A July 2010 memo later informed Enstrom that Department of Environmental Health Sciences faculty had determined his work did not meet department requirements and "your research is not aligned with the academic mission of the Department."
Not aligned with the academic mission? That reads like academic-speak for: politically incorrect. Enstrom has little doubt that UCLA cut his cord because he was a CARB whistle blower. Worse, his 2005 study on the health effects of fine particulate matter essentially found that the diesel exhaust has slight, if any effect, on premature death.
"The timing is almost unmistakable because I had essentially no problems for a position that started July 1, 1976," Enstrom told me over the phone. "This is extremely dangerous for academic freedom and scientific integrity."
Enstrom has been fighting his sacking. Last week, the university held hearings on his case. The university won't comment, citing privacy issues.
The Foundation for Individual Rights in Education has taken up Enstrom's cause in the name of academic freedom. FIRE Vice President of Programs Adam Kissel explained, "We don't know who's right or wrong on the science, but we know that everyone has a right to challenge one another on the quality of the science if they do it in good faith."
CARB research chief Bart Croes said Enstrom's fine-particulates health study was not "inconsistent with ones we've used in our work," but he saw "deficiencies" in Enstrom's methodology.

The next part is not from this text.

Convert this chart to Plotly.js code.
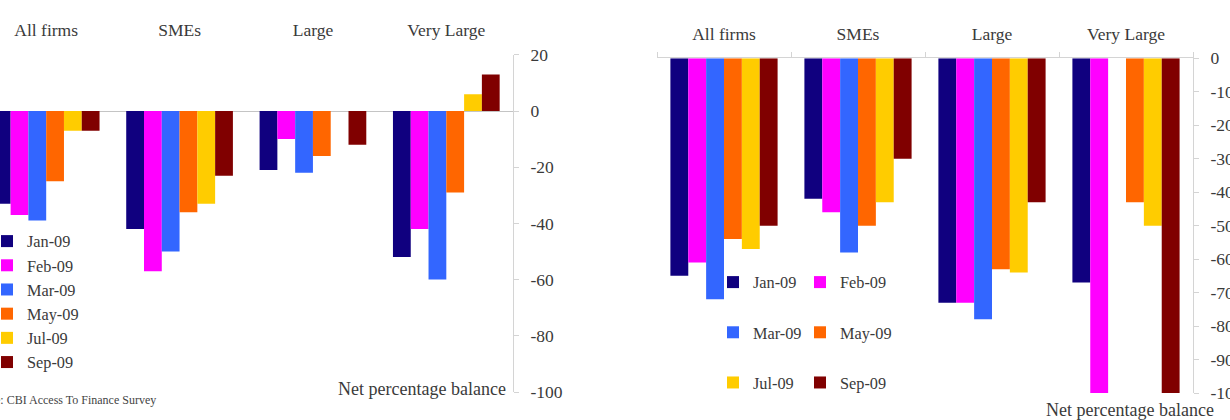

Some critics suggest that while his study aligned with other research, and has been cited by the U.S. EPA, his test group was too old; besides, Enstrom is too stingy with caveats and too activist in his interpretations.
Maybe the critics are right. Or maybe that's how they always go after conservatives. It's not simply that they disagree, it's that the scientist in question doesn't meet this hallowed academic standard that is rarely if ever applied to left-leaning scientists/activists. They believe in academic freedom, but that doesn't mean they should have to tolerate dissent.